I also agree that this court's decision in Croker v. Boeing Co., 662 F.2d 975, 981-84 (3d Cir. 1981) (en banc), is inconsistent with the Supreme Court's recent decision in White v. New Hampshire Department of Employment Security, 50 U.S.L.W. 4255 (No. 80-5887 March 2, 1982), and that therefore this Circuit's Croker rule of appealability no longer has any vitality. I am concerned of course that this change in the time when an order becomes appealable may have unforeseen and dire effects on cases which are in our pepeline. It may also have a severe impact on parties who, in reliance on Croker, have taken no appeal from orders that are still awaiting determination of attorney's fees, only to find now that under White the order should have been appealed at the time of judgment and that the time for appeal has thus already passed. Yet, having once confronted this issue and having concluded at that time that prudential as well as jurisprudential considerations were best served by the Croker rule, there is little more to be said now that Croker has been effectively rejected by the Supreme Court's opinion in White.

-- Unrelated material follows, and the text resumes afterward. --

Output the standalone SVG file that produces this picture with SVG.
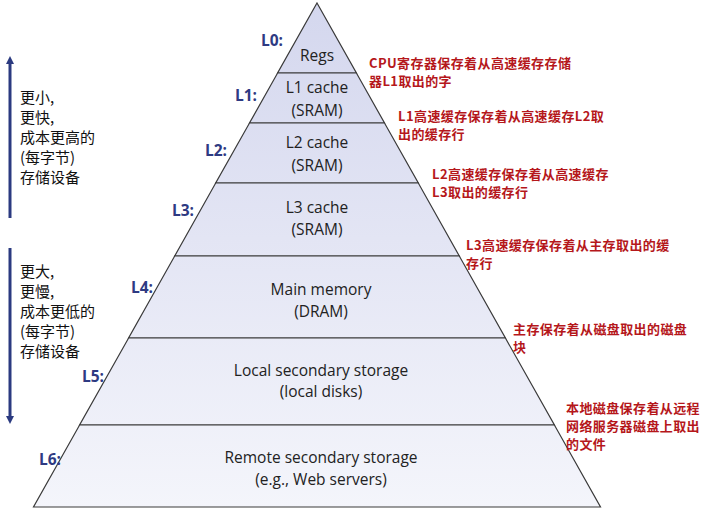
<svg xmlns="http://www.w3.org/2000/svg" width="720" height="509" viewBox="0 0 720 509">
<defs>
<linearGradient id="g" gradientUnits="userSpaceOnUse" x1="0" y1="3" x2="0" y2="507">
<stop offset="0" stop-color="#d4d7ee"/>
<stop offset="1" stop-color="#f4f5fb"/>
</linearGradient>
<marker id="ah" viewBox="0 0 10 10" refX="5" refY="5" markerWidth="8" markerHeight="10" markerUnits="userSpaceOnUse" orient="auto">
<path d="M0,0 L10,5 L0,10 z" fill="#2b3a80"/>
</marker>
<style>
.band{fill:url(#g);stroke:#3a3a3a;stroke-width:1.2}
.nt{font-family:"Open Sans","Noto Sans",sans-serif;font-size:15.5px;fill:#222;text-anchor:middle}
.lv{font-family:"Open Sans","Noto Sans",sans-serif;font-size:15.5px;font-weight:bold;fill:#2e3a82}
.rd{font-family:"Noto Sans CJK SC",sans-serif;font-size:13px;letter-spacing:0.4px;font-weight:bold;fill:#b5171b}
.lt{font-family:"Noto Sans CJK SC",sans-serif;font-size:15px;fill:#111}
.ar{stroke:#2b3a80;stroke-width:3;fill:none}
</style>
</defs>
<rect width="720" height="509" fill="#fff"/>
<g id="L0"><polygon class="band" points="317,3 356.4,73 277.6,73"/><text class="nt" x="317" y="61">Regs</text><text class="lv" x="261" y="46">L0:</text></g>
<g id="L1"><polygon class="band" points="277.6,73 356.4,73 384.5,123 249.5,123"/><text class="nt" x="317" y="93">L1 cache</text><text class="nt" x="317" y="116">(SRAM)</text><text class="lv" x="235" y="101">L1:</text></g>
<g id="L2"><polygon class="band" points="249.5,123 384.5,123 418.3,183 215.7,183"/><text class="nt" x="317" y="148">L2 cache</text><text class="nt" x="317" y="171">(SRAM)</text><text class="lv" x="205" y="156">L2:</text></g>
<g id="L3"><polygon class="band" points="215.7,183 418.3,183 459.3,256 174.7,256"/><text class="nt" x="317" y="213">L3 cache</text><text class="nt" x="317" y="235">(SRAM)</text><text class="lv" x="172" y="216">L3:</text></g>
<g id="L4"><polygon class="band" points="174.7,256 459.3,256 505.4,338 128.6,338"/><text class="nt" x="321" y="295">Main memory</text><text class="nt" x="321" y="317">(DRAM)</text><text class="lv" x="131" y="293">L4:</text></g>
<g id="L5"><polygon class="band" points="128.6,338 505.4,338 554.4,425 79.6,425"/><text class="nt" x="321" y="376">Local secondary storage</text><text class="nt" x="321" y="397">(local disks)</text><text class="lv" x="82" y="382">L5:</text></g>
<g id="L6"><polygon class="band" points="79.6,425 554.4,425 600.5,507 33.5,507"/><text class="nt" x="321" y="463">Remote secondary storage</text><text class="nt" x="321" y="485">(e.g., Web servers)</text><text class="lv" x="39" y="465">L6:</text></g>
<g id="connectors">
<line class="ar" x1="10" y1="218" x2="10" y2="60" marker-end="url(#ah)"/>
<line class="ar" x1="10" y1="248" x2="10" y2="420" marker-end="url(#ah)"/>
</g>
<g id="left-top"><text class="lt" x="20" y="103">更小,</text><text class="lt" x="20" y="123">更快,</text><text class="lt" x="20" y="143">成本更高的</text><text class="lt" x="20" y="163">(每字节)</text><text class="lt" x="20" y="183">存储设备</text></g>
<g id="left-bottom"><text class="lt" x="20" y="277">更大,</text><text class="lt" x="20" y="297">更慢,</text><text class="lt" x="20" y="317">成本更低的</text><text class="lt" x="20" y="337">(每字节)</text><text class="lt" x="20" y="357">存储设备</text></g>
<g id="notes">
<text class="rd" x="369" y="68">CPU寄存器保存着从高速缓存存储</text><text class="rd" x="369" y="86">器L1取出的字</text>
<text class="rd" x="398" y="121">L1高速缓存保存着从高速缓存L2取</text><text class="rd" x="398" y="139">出的缓存行</text>
<text class="rd" x="432" y="179">L2高速缓存保存着从高速缓存</text><text class="rd" x="432" y="197">L3取出的缓存行</text>
<text class="rd" x="466" y="250">L3高速缓存保存着从主存取出的缓</text><text class="rd" x="466" y="268">存行</text>
<text class="rd" x="513" y="334">主存保存着从磁盘取出的磁盘</text><text class="rd" x="513" y="352">块</text>
<text class="rd" x="566" y="413">本地磁盘保存着从远程</text><text class="rd" x="566" y="431">网络服务器磁盘上取出</text><text class="rd" x="566" y="449">的文件</text>
</g>
</svg>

While this change in the law of finalty does not, of course, affect may earlier conclusion that the contempt order in this case was appealable, it does obviate the need to rely solely on Latrobe Steel Co. v. United Steelworkers, 545 F.2d 1336 (3d Cir. 1976), and United States v. Spectro Foods Corp., 544 F.2d 1175 (3d Cir. 1976), in support of jurisdiction under 28 U.S.C. § 1292. Accordingly, to the extent that I previously argued that jurisdiction over the contempt appeal could not be predicated on 28 U.S.C. § 1291, White has now persuaded me otherwise.
In all other respects, however, while I join in denying the Commonwealth's Petition, I continue to adhere to my previously announced position, as it is expressed in the separate opinion which I filed urging that the contempt order should be overturned.